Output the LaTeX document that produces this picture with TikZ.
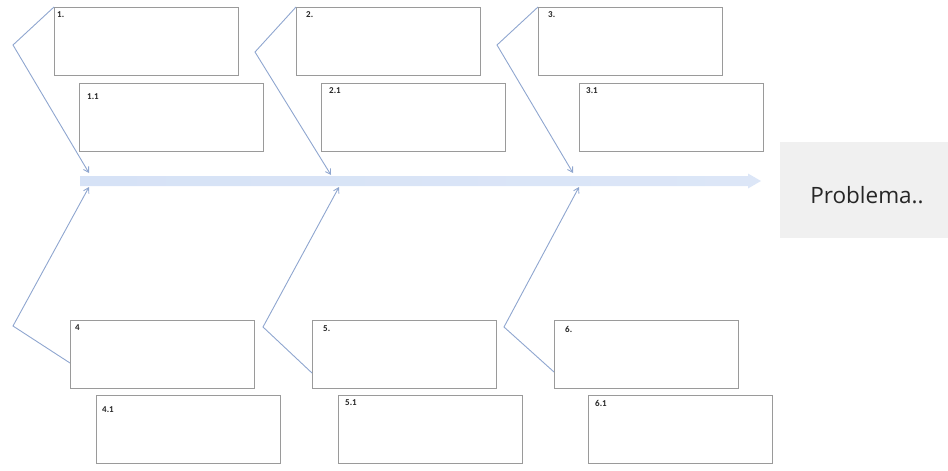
\documentclass[tikz,border=0pt]{standalone}
\usepackage{fontspec}
\setmainfont{Carlito}
\newfontfamily\pfont{Open Sans}
\usetikzlibrary{arrows.meta,calc}
\definecolor{branchc}{HTML}{8FA6CF}
\definecolor{boxc}{HTML}{9A9A9A}
\definecolor{probfill}{HTML}{F0F0F0}
\definecolor{spineL}{HTML}{D6E2F6}
\definecolor{spineM}{HTML}{92B0E4}
\definecolor{spineR}{HTML}{DCE6F7}
\tikzset{
  causebox/.style={draw=boxc, line width=0.8pt, fill=white, minimum width=184pt, minimum height=68pt, anchor=north west, inner sep=0pt},
  lbl/.style={font=\fontsize{9}{10}\selectfont\bfseries, text=black!85, anchor=west, inner sep=0pt},
  branch/.style={draw=branchc, line width=0.9pt},
  brarrow/.style={branch, -{Straight Barb[length=5pt,width=6pt]}},
}
\begin{document}
\begin{tikzpicture}[x=1pt,y=-1pt]
\useasboundingbox (0,0) rectangle (948,471);
% spine
\shade[left color=spineL, middle color=spineM, right color=spineR]
  (80,176) -- (748,176) -- (748,173.5) -- (761,181) -- (748,188.5) -- (748,186) -- (80,186) -- cycle;
% problem box
\node[fill=probfill, minimum width=168pt, minimum height=96pt, anchor=north west, inner sep=0pt] (prob) at (780,142) {};
\node[font=\pfont\fontsize{22.5}{26}\selectfont, text=black!85] (probt) at (867,195) {Problema..};
% boxes
\node[causebox] (b1) at (54,7) {};
\node[causebox] (b11) at (79,83) {};
\node[causebox] (b2) at (296,7) {};
\node[causebox] (b21) at (321,83) {};
\node[causebox] (b3) at (538,7) {};
\node[causebox] (b31) at (579,83) {};
\node[causebox] (b4) at (70,320) {};
\node[causebox] (b41) at (96,395) {};
\node[causebox] (b5) at (312,320) {};
\node[causebox] (b51) at (338,395) {};
\node[causebox] (b6) at (554,320) {};
\node[causebox] (b61) at (588,395) {};
% labels
\node[lbl] (l1) at (57,15) {1.};
\node[lbl] (l11) at (87,97) {1.1};
\node[lbl] (l2) at (306,15) {2.};
\node[lbl] (l21) at (329,91) {2.1};
\node[lbl] (l3) at (548,15) {3.};
\node[lbl] (l31) at (586,91) {3.1};
\node[lbl] (l4) at (75,328) {4};
\node[lbl] (l41) at (102,410) {4.1};
\node[lbl] (l5) at (323,329) {5.};
\node[lbl] (l51) at (345,403) {5.1};
\node[lbl] (l6) at (565,329) {6.};
\node[lbl] (l61) at (595,403) {6.1};
% branch coordinates
\coordinate (c1) at (13,45);  \coordinate (t1) at (89,173);
\coordinate (c2) at (255,52); \coordinate (t2) at (331,175);
\coordinate (c3) at (497,45); \coordinate (t3) at (573,173);
\coordinate (s4) at (70,363); \coordinate (c4) at (13,326); \coordinate (t4) at (89,187);
\coordinate (s5) at (312,373); \coordinate (c5) at (263,327); \coordinate (t5) at (339,187);
\coordinate (s6) at (554,372); \coordinate (c6) at (504,327); \coordinate (t6) at (579,187);
\draw[brarrow] (b1.north west) -- (c1) -- (t1);
\draw[brarrow] (b2.north west) -- (c2) -- (t2);
\draw[brarrow] (b3.north west) -- (c3) -- (t3);
\draw[brarrow] (s4) -- (c4) -- (t4);
\draw[brarrow] (s5) -- (c5) -- (t5);
\draw[brarrow] (s6) -- (c6) -- (t6);
\end{tikzpicture}
\end{document}
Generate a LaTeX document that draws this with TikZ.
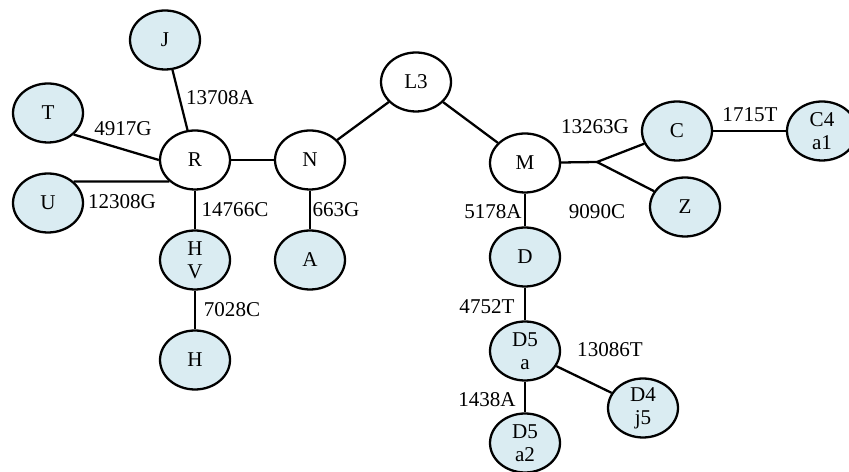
\documentclass[tikz,border=0pt]{standalone}
\usepackage{fontspec}
\setmainfont{Liberation Serif}
\usetikzlibrary{shapes.geometric}
\definecolor{hapblue}{RGB}{218,236,242}
\tikzset{
  hap/.style={ellipse, draw, line width=1.3pt, fill=white, minimum width=1.4cm,
    minimum height=1.18cm, inner sep=0pt, align=center,
    font=\fontsize{12}{13}\selectfont},
  leaf/.style={hap, fill=hapblue},
  link/.style={line width=1.3pt},
  mut/.style={font=\fontsize{12}{13}\selectfont, inner sep=1pt}
}
\begin{document}
\begin{tikzpicture}[x=0.02cm, y=-0.02cm]
    \useasboundingbox (0,0) rectangle (849,472);
    % haplogroups
    \node [leaf] (J)    at (165,40)  {J};
    \node [leaf] (T)    at (48,113)  {T};
    \node [leaf] (U)    at (48,203)  {U};
    \node [hap]  (R)    at (195,160) {R};
    \node [hap]  (N)    at (310,160) {N};
    \node [leaf] (HV)   at (195,260) {H\\V};
    \node [leaf] (H)    at (195,360) {H};
    \node [leaf] (A)    at (310,260) {A};
    \node [hap]  (L3)   at (416,82)  {L3};
    \node [hap]  (M)    at (525,163) {M};
    \coordinate  (Fork) at (597,162);
    \node [leaf] (C)    at (677,131) {C};
    \node [leaf] (C4a1) at (822,131) {C4\\a1};
    \node [leaf] (Z)    at (685,207) {Z};
    \node [leaf] (D)    at (525,257) {D};
    \node [leaf] (D5a)  at (525,351) {D5\\a};
    \node [leaf] (D4j5) at (643,408) {D4\\j5};
    \node [leaf] (D5a2) at (525,443) {D5\\a2};
    % branches
    \draw [link] (J) -- (R);
    \draw [link] (T.-40) -- (R.west);
    \draw [link] (U.40) -- (R.220);
    \draw [link] (R) -- (N);
    \draw [link] (R) -- (HV);
    \draw [link] (HV) -- (H);
    \draw [link] (N) -- (A);
    \draw [link] (N) -- (L3);
    \draw [link] (L3) -- (M);
    \draw [link] (M) -- (Fork);
    \draw [link] (Fork) -- (C);
    \draw [link] (Fork) -- (Z);
    \draw [link] (C) -- (C4a1);
    \draw [link] (M) -- (D);
    \draw [link] (D) -- (D5a);
    \draw [link] (D5a) -- (D5a2);
    \draw [link] (D5a) -- (D4j5);
    % mutations
    \node [mut] (m13708A) at (220,98)  {13708A};
    \node [mut] (m4917G)  at (123,129) {4917G};
    \node [mut] (m12308G) at (122,202) {12308G};
    \node [mut] (m14766C) at (235,210) {14766C};
    \node [mut] (m663G)   at (336,210) {663G};
    \node [mut] (m7028C)  at (232,310) {7028C};
    \node [mut] (m13263G) at (595,127) {13263G};
    \node [mut] (m1715T)  at (750,115) {1715T};
    \node [mut] (m9090C)  at (597,212) {9090C};
    \node [mut] (m5178A)  at (493,212) {5178A};
    \node [mut] (m4752T)  at (487,307) {4752T};
    \node [mut] (m13086T) at (610,350) {13086T};
    \node [mut] (m1438A)  at (487,400) {1438A};
  \end{tikzpicture}
\end{document}
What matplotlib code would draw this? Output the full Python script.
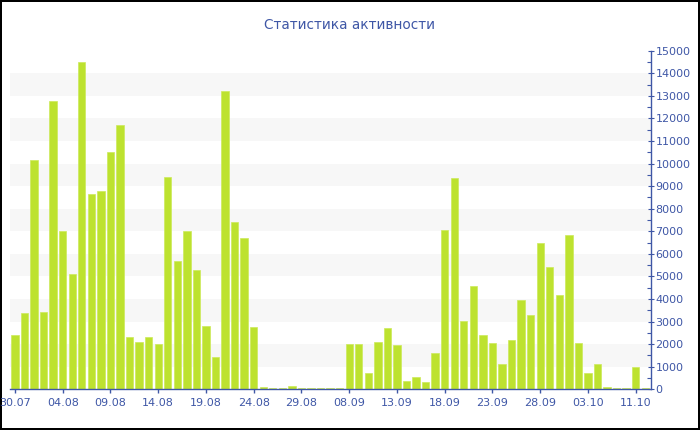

[Request]:
Restate the data above word for word. Do not include the images.

[Answer]:
Output the LaTeX document that produces this picture with TikZ.
\documentclass[tikz,border=0pt]{standalone}
\usepackage{fontspec}
\setmainfont{Carlito}
\newfontfamily\pfont{Open Sans}
\usetikzlibrary{arrows.meta,calc}
\definecolor{branchc}{HTML}{8FA6CF}
\definecolor{boxc}{HTML}{9A9A9A}
\definecolor{probfill}{HTML}{F0F0F0}
\definecolor{spineL}{HTML}{D6E2F6}
\definecolor{spineM}{HTML}{92B0E4}
\definecolor{spineR}{HTML}{DCE6F7}
\tikzset{
  causebox/.style={draw=boxc, line width=0.8pt, fill=white, minimum width=184pt, minimum height=68pt, anchor=north west, inner sep=0pt},
  lbl/.style={font=\fontsize{9}{10}\selectfont\bfseries, text=black!85, anchor=west, inner sep=0pt},
  branch/.style={draw=branchc, line width=0.9pt},
  brarrow/.style={branch, -{Straight Barb[length=5pt,width=6pt]}},
}
\begin{document}
\begin{tikzpicture}[x=1pt,y=-1pt]
\useasboundingbox (0,0) rectangle (948,471);
% spine
\shade[left color=spineL, middle color=spineM, right color=spineR]
  (80,176) -- (748,176) -- (748,173.5) -- (761,181) -- (748,188.5) -- (748,186) -- (80,186) -- cycle;
% problem box
\node[fill=probfill, minimum width=168pt, minimum height=96pt, anchor=north west, inner sep=0pt] (prob) at (780,142) {};
\node[font=\pfont\fontsize{22.5}{26}\selectfont, text=black!85] (probt) at (867,195) {Problema..};
% boxes
\node[causebox] (b1) at (54,7) {};
\node[causebox] (b11) at (79,83) {};
\node[causebox] (b2) at (296,7) {};
\node[causebox] (b21) at (321,83) {};
\node[causebox] (b3) at (538,7) {};
\node[causebox] (b31) at (579,83) {};
\node[causebox] (b4) at (70,320) {};
\node[causebox] (b41) at (96,395) {};
\node[causebox] (b5) at (312,320) {};
\node[causebox] (b51) at (338,395) {};
\node[causebox] (b6) at (554,320) {};
\node[causebox] (b61) at (588,395) {};
% labels
\node[lbl] (l1) at (57,15) {1.};
\node[lbl] (l11) at (87,97) {1.1};
\node[lbl] (l2) at (306,15) {2.};
\node[lbl] (l21) at (329,91) {2.1};
\node[lbl] (l3) at (548,15) {3.};
\node[lbl] (l31) at (586,91) {3.1};
\node[lbl] (l4) at (75,328) {4};
\node[lbl] (l41) at (102,410) {4.1};
\node[lbl] (l5) at (323,329) {5.};
\node[lbl] (l51) at (345,403) {5.1};
\node[lbl] (l6) at (565,329) {6.};
\node[lbl] (l61) at (595,403) {6.1};
% branch coordinates
\coordinate (c1) at (13,45);  \coordinate (t1) at (89,173);
\coordinate (c2) at (255,52); \coordinate (t2) at (331,175);
\coordinate (c3) at (497,45); \coordinate (t3) at (573,173);
\coordinate (s4) at (70,363); \coordinate (c4) at (13,326); \coordinate (t4) at (89,187);
\coordinate (s5) at (312,373); \coordinate (c5) at (263,327); \coordinate (t5) at (339,187);
\coordinate (s6) at (554,372); \coordinate (c6) at (504,327); \coordinate (t6) at (579,187);
\draw[brarrow] (b1.north west) -- (c1) -- (t1);
\draw[brarrow] (b2.north west) -- (c2) -- (t2);
\draw[brarrow] (b3.north west) -- (c3) -- (t3);
\draw[brarrow] (s4) -- (c4) -- (t4);
\draw[brarrow] (s5) -- (c5) -- (t5);
\draw[brarrow] (s6) -- (c6) -- (t6);
\end{tikzpicture}
\end{document}
Generate a LaTeX document that draws this with TikZ.
\documentclass[tikz,border=0pt]{standalone}
\usepackage{fontspec}
\setmainfont{Liberation Serif}
\usetikzlibrary{shapes.geometric}
\definecolor{hapblue}{RGB}{218,236,242}
\tikzset{
  hap/.style={ellipse, draw, line width=1.3pt, fill=white, minimum width=1.4cm,
    minimum height=1.18cm, inner sep=0pt, align=center,
    font=\fontsize{12}{13}\selectfont},
  leaf/.style={hap, fill=hapblue},
  link/.style={line width=1.3pt},
  mut/.style={font=\fontsize{12}{13}\selectfont, inner sep=1pt}
}
\begin{document}
\begin{tikzpicture}[x=0.02cm, y=-0.02cm]
    \useasboundingbox (0,0) rectangle (849,472);
    % haplogroups
    \node [leaf] (J)    at (165,40)  {J};
    \node [leaf] (T)    at (48,113)  {T};
    \node [leaf] (U)    at (48,203)  {U};
    \node [hap]  (R)    at (195,160) {R};
    \node [hap]  (N)    at (310,160) {N};
    \node [leaf] (HV)   at (195,260) {H\\V};
    \node [leaf] (H)    at (195,360) {H};
    \node [leaf] (A)    at (310,260) {A};
    \node [hap]  (L3)   at (416,82)  {L3};
    \node [hap]  (M)    at (525,163) {M};
    \coordinate  (Fork) at (597,162);
    \node [leaf] (C)    at (677,131) {C};
    \node [leaf] (C4a1) at (822,131) {C4\\a1};
    \node [leaf] (Z)    at (685,207) {Z};
    \node [leaf] (D)    at (525,257) {D};
    \node [leaf] (D5a)  at (525,351) {D5\\a};
    \node [leaf] (D4j5) at (643,408) {D4\\j5};
    \node [leaf] (D5a2) at (525,443) {D5\\a2};
    % branches
    \draw [link] (J) -- (R);
    \draw [link] (T.-40) -- (R.west);
    \draw [link] (U.40) -- (R.220);
    \draw [link] (R) -- (N);
    \draw [link] (R) -- (HV);
    \draw [link] (HV) -- (H);
    \draw [link] (N) -- (A);
    \draw [link] (N) -- (L3);
    \draw [link] (L3) -- (M);
    \draw [link] (M) -- (Fork);
    \draw [link] (Fork) -- (C);
    \draw [link] (Fork) -- (Z);
    \draw [link] (C) -- (C4a1);
    \draw [link] (M) -- (D);
    \draw [link] (D) -- (D5a);
    \draw [link] (D5a) -- (D5a2);
    \draw [link] (D5a) -- (D4j5);
    % mutations
    \node [mut] (m13708A) at (220,98)  {13708A};
    \node [mut] (m4917G)  at (123,129) {4917G};
    \node [mut] (m12308G) at (122,202) {12308G};
    \node [mut] (m14766C) at (235,210) {14766C};
    \node [mut] (m663G)   at (336,210) {663G};
    \node [mut] (m7028C)  at (232,310) {7028C};
    \node [mut] (m13263G) at (595,127) {13263G};
    \node [mut] (m1715T)  at (750,115) {1715T};
    \node [mut] (m9090C)  at (597,212) {9090C};
    \node [mut] (m5178A)  at (493,212) {5178A};
    \node [mut] (m4752T)  at (487,307) {4752T};
    \node [mut] (m13086T) at (610,350) {13086T};
    \node [mut] (m1438A)  at (487,400) {1438A};
  \end{tikzpicture}
\end{document}
What matplotlib code would draw this? Output the full Python script.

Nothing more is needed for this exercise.